Helen Keller Biography and Works.

Helen Keller Biography and Works.

An author, political activist and lecturer, Helen Keller was the first deaf and blind person to be a graduate. Her life is an example of how perseverance can overcome obstacles.

Helen Keller was born on June 27, 1880 in Tuscumbia, Alabama.

When she was one year and seven months old, she suffered from fever, assumed to be scarlet fever that left her deaf and blind. She was recommended to the Perkins Institute for the Blind in Boston by Alexander Graham Bell.

She met her teacher, Anne Sullivan in the Perkins Institute. Sullivan discovered a unique way to teach Helen words and their meanings. She once held Helen’s hand under the flowing water.
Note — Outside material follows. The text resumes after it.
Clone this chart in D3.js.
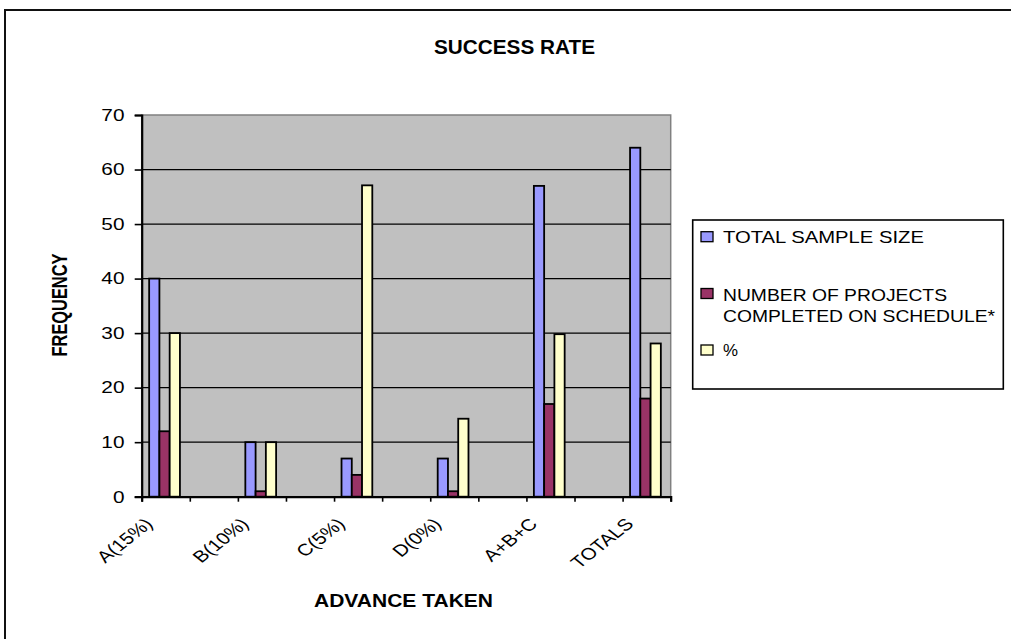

As the water fell on her hand, Sullivan wrote the alphabets of the word, ‘water’ one by one on her arm. Helen tried to grasp every motion felt on her arm and realized that the substance falling on her hand was called ‘water’.

Sullivan’s teaching abilities and Helen’s will to learn helped her to pass examinations, learn five languages and write twelve books, including her autobiography, “The Story of My Life’.

She was involved in campaigns for women’s rights at her college level, which laid the foundation for her as a socialist. Helen also wrote articles for The Masses’, a socialist journal. She devoted her life and travelled around the world to raise funds for the American Foundation of the Blind.

Helen Keller died in Westport, Connecticut, on June 1, 1968.

Trivia

Helen had a protruding left eye, due to which she was usually photographed in profile. Both her eyes were later replaced with glass eyes for ‘medical and cosmetic reasons.

Quote

“I can see, and that is why I can be happy, in what you call the dark, but which to me is golden. I can see a God-made world, not a man-made world.”